-- start --

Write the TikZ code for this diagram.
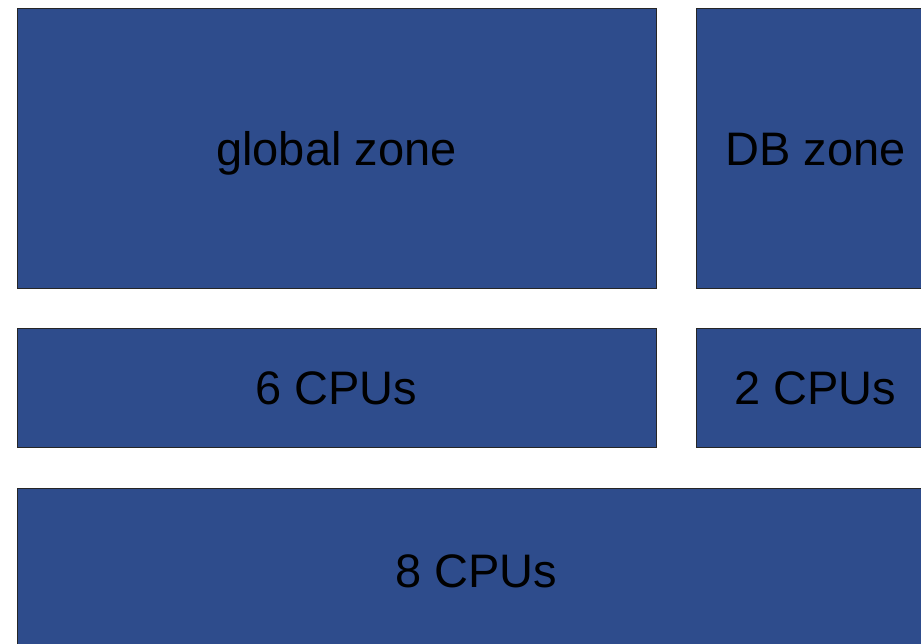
\documentclass[tikz,border=0pt]{standalone}
\usepackage{fontspec}
\setmainfont{Liberation Sans}
\definecolor{zoneblue}{RGB}{46,76,140}
\tikzset{zone/.style={draw=black!85,fill=zoneblue,line width=0.8pt},
	zonetext/.style={font=\fontsize{47}{47}\selectfont,text=black,text height=34pt,text depth=0pt}}
\begin{document}
\begin{tikzpicture}[x=1pt,y=-1pt]
	% Frame of the picture
	\useasboundingbox (0,0) rectangle (921,643);
	\clip (0,0) rectangle (921,643);
	% Zones
	\draw[zone] (17,8.5) rectangle (656,288) node[midway,zonetext] (global) {global zone};
	\draw[zone] (696,8.5) rectangle (935,288) node[midway,zonetext] (db) {DB zone};
	% CPU sets
	\draw[zone] (17,328) rectangle (656,447.5) node[midway,zonetext] (cpusix) {6 CPUs};
	\draw[zone] (696,328) rectangle (935,447.5) node[midway,zonetext] (cputwo) {2 CPUs};
	\draw[zone] (17,488) rectangle (935,652) node[midway,zonetext] (cpueight) {8 CPUs};
\end{tikzpicture}
\end{document}
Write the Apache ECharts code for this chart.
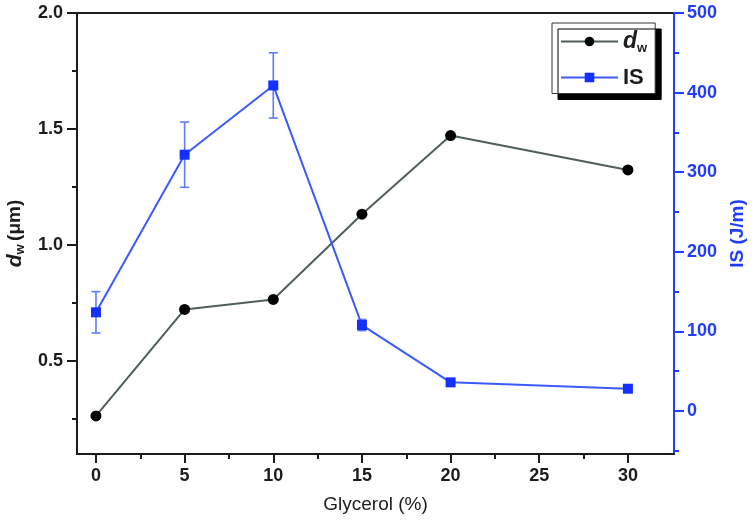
<!DOCTYPE html>
<html>
<head>
<meta charset="utf-8">
<script src="https://cdn.jsdelivr.net/npm/echarts@6/dist/echarts.min.js"></script>
<style>
  html, body { margin: 0; padding: 0; background: #fff; }
  #chart { width: 756px; height: 523px; }
</style>
</head>
<body>
<div id="chart"></div>
<script>
// values
const glycerol = [0, 5, 10, 15, 20, 30];
const dw = [0.264, 0.723, 0.766, 1.133, 1.472, 1.324];
const impact = [124, 322, 409, 108, 36, 28];
const impactErr = [26, 41, 41, 7, 3, 3];

// axis ticks
const xTicks = [0, 5, 10, 15, 20, 25, 30];
const xMinor = [2.5, 7.5, 12.5, 17.5, 22.5, 27.5];
const dwTicks = [0.5, 1.0, 1.5, 2.0];
const dwMinor = [0.25, 0.75, 1.25, 1.75];
const isTicks = [0, 100, 200, 300, 400, 500];
const isMinor = [-50, 50, 150, 250, 350, 450];

const BLACK = "#1c1c1c";
const BLUE = "#1f3cff";
const FONT = "Liberation Sans";

const chart = echarts.init(document.getElementById("chart"));

const xRange = { min: -1.07, max: 32.6 };
const dwRange = { min: 0.1, max: 2.0 };
const isRange = { min: -54, max: 500 };

const option = {
  animation: false,
  grid: {
    left: 77,
    right: 82,
    top: 13,
    bottom: 69,
    show: true,
    borderColor: BLACK,
    borderWidth: 2,
    outerBoundsMode: "none",
  },
  legend: {
    data: ["dw", "IS"],
    orient: "vertical",
    left: 552,
    top: 23,
    backgroundColor: "#fff",
    borderColor: "#333",
    borderWidth: 1,
    borderRadius: 0,
    shadowColor: "#000",
    shadowBlur: 0,
    shadowOffsetX: 6,
    shadowOffsetY: 6,
    padding: [7, 8, 5, 8],
    itemWidth: 57,
    itemHeight: 12,
    itemGap: 12,
    formatter: (name) => (name === "dw" ? "{d|d}{w|w}" : "{n|IS}"),
    textStyle: {
      rich: {
        d: { fontFamily: FONT, fontSize: 23, fontWeight: "bold", fontStyle: "italic", color: BLACK, lineHeight: 26 },
        w: { fontFamily: FONT, fontSize: 13, fontWeight: "bold", color: BLACK, verticalAlign: "bottom", lineHeight: 26 },
        n: { fontFamily: FONT, fontSize: 22, fontWeight: "bold", color: BLACK, lineHeight: 26 },
      },
    },
  },
  xAxis: [
    {
      type: "value",
      ...xRange,
      position: "bottom",
      name: "Glycerol (%)",
      nameLocation: "middle",
      nameGap: 41,
      nameTextStyle: { fontFamily: FONT, fontSize: 19, color: BLACK },
      axisLine: { onZero: false, lineStyle: { color: BLACK, width: 2 } },
      axisTick: { customValues: xTicks, length: 9, lineStyle: { color: BLACK, width: 2 } },
      axisLabel: {
        customValues: xTicks,
        margin: 13,
        fontFamily: FONT,
        fontSize: 18,
        fontWeight: "bold",
        color: BLACK,
      },
      splitLine: { show: false },
    },
    {
      type: "value",
      ...xRange,
      position: "bottom",
      axisLine: { show: false, onZero: false },
      axisTick: { customValues: xMinor, length: 5, lineStyle: { color: BLACK, width: 2 } },
      axisLabel: { show: false },
      splitLine: { show: false },
    },
  ],
  yAxis: [
    {
      type: "value",
      ...dwRange,
      position: "left",
      name: "{d|d}{w|w} {n|(μm)}",
      nameLocation: "middle",
      nameRotate: 90,
      nameGap: 49,
      nameTextStyle: {
        rich: {
          d: { fontFamily: FONT, fontSize: 21, fontWeight: "bold", fontStyle: "italic", color: BLACK, lineHeight: 24 },
          w: { fontFamily: FONT, fontSize: 13, fontWeight: "bold", color: BLACK, verticalAlign: "bottom", lineHeight: 24 },
          n: { fontFamily: FONT, fontSize: 19, fontWeight: "bold", color: BLACK, lineHeight: 24 },
        },
      },
      axisLine: { show: true, onZero: false, lineStyle: { color: BLACK, width: 2 } },
      axisTick: { show: true, customValues: dwTicks, length: 10, lineStyle: { color: BLACK, width: 2 } },
      axisLabel: {
        customValues: dwTicks,
        margin: 14,
        fontFamily: FONT,
        fontSize: 18,
        fontWeight: "bold",
        color: BLACK,
        formatter: (v) => v.toFixed(1),
      },
      splitLine: { show: false },
    },
    {
      type: "value",
      ...dwRange,
      position: "left",
      axisLine: { show: false, onZero: false },
      axisTick: { show: true, customValues: dwMinor, length: 5, lineStyle: { color: BLACK, width: 2 } },
      axisLabel: { show: false },
      splitLine: { show: false },
    },
    {
      type: "value",
      ...isRange,
      position: "right",
      name: "IS (J/m)",
      nameLocation: "middle",
      nameRotate: 90,
      nameGap: 52,
      nameTextStyle: { fontFamily: FONT, fontSize: 19, fontWeight: "bold", color: BLUE },
      axisLine: { show: true, onZero: false, lineStyle: { color: BLUE, width: 2 } },
      axisTick: { show: true, customValues: isTicks, length: 10, lineStyle: { color: BLUE, width: 2 } },
      axisLabel: {
        customValues: isTicks,
        margin: 13,
        fontFamily: FONT,
        fontSize: 18,
        fontWeight: "bold",
        color: BLUE,
      },
      splitLine: { show: false },
    },
    {
      type: "value",
      ...isRange,
      position: "right",
      axisLine: { show: false, onZero: false },
      axisTick: { show: true, customValues: isMinor, length: 5, lineStyle: { color: BLUE, width: 2 } },
      axisLabel: { show: false },
      splitLine: { show: false },
    },
  ],
  series: [
    {
      name: "IS error",
      type: "custom",
      xAxisIndex: 0,
      yAxisIndex: 2,
      encode: { x: 0, y: [1, 2] },
      data: glycerol.map((g, i) => [g, impact[i] - impactErr[i], impact[i] + impactErr[i]]),
      renderItem: (params, api) => {
        const x = api.value(0);
        const lo = api.coord([x, api.value(1)]);
        const hi = api.coord([x, api.value(2)]);
        const cap = 4.5;
        const style = { stroke: "#5f7bff", lineWidth: 1.6, fill: null };
        return {
          type: "group",
          children: [
            { type: "line", shape: { x1: lo[0], y1: lo[1], x2: hi[0], y2: hi[1] }, style },
            { type: "line", shape: { x1: lo[0] - cap, y1: lo[1], x2: lo[0] + cap, y2: lo[1] }, style },
            { type: "line", shape: { x1: hi[0] - cap, y1: hi[1], x2: hi[0] + cap, y2: hi[1] }, style },
          ],
        };
      },
      z: 2,
    },
    {
      name: "dw",
      type: "line",
      xAxisIndex: 0,
      yAxisIndex: 0,
      data: glycerol.map((g, i) => [g, dw[i]]),
      symbol: "circle",
      symbolSize: 11,
      showAllSymbol: true,
      itemStyle: { color: "#000" },
      lineStyle: { color: "#4f5d5d", width: 2 },
      z: 3,
    },
    {
      name: "IS",
      type: "line",
      xAxisIndex: 0,
      yAxisIndex: 2,
      data: glycerol.map((g, i) => [g, impact[i]]),
      symbol: "rect",
      symbolSize: 10,
      showAllSymbol: true,
      itemStyle: { color: "#1430ff" },
      lineStyle: { color: "#3a5aff", width: 2 },
      z: 4,
    },
  ],
};

chart.setOption(option);
</script>
</body>
</html>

-- end --

* _Stated goal_
Among the entries above, locate the line with "Write the Apache ECharts code for this chart." and the line with "-54, max: 500". Give those two lines and all lines between them again, exactly, leaving out the pictures.

* _Written answer_
Write the Apache ECharts code for this chart.
<!DOCTYPE html>
<html>
<head>
<meta charset="utf-8">
<script src="https://cdn.jsdelivr.net/npm/echarts@6/dist/echarts.min.js"></script>
<style>
  html, body { margin: 0; padding: 0; background: #fff; }
  #chart { width: 756px; height: 523px; }
</style>
</head>
<body>
<div id="chart"></div>
<script>
// values
const glycerol = [0, 5, 10, 15, 20, 30];
const dw = [0.264, 0.723, 0.766, 1.133, 1.472, 1.324];
const impact = [124, 322, 409, 108, 36, 28];
const impactErr = [26, 41, 41, 7, 3, 3];

// axis ticks
const xTicks = [0, 5, 10, 15, 20, 25, 30];
const xMinor = [2.5, 7.5, 12.5, 17.5, 22.5, 27.5];
const dwTicks = [0.5, 1.0, 1.5, 2.0];
const dwMinor = [0.25, 0.75, 1.25, 1.75];
const isTicks = [0, 100, 200, 300, 400, 500];
const isMinor = [-50, 50, 150, 250, 350, 450];

const BLACK = "#1c1c1c";
const BLUE = "#1f3cff";
const FONT = "Liberation Sans";

const chart = echarts.init(document.getElementById("chart"));

const xRange = { min: -1.07, max: 32.6 };
const dwRange = { min: 0.1, max: 2.0 };
const isRange = { min: -54, max: 500 };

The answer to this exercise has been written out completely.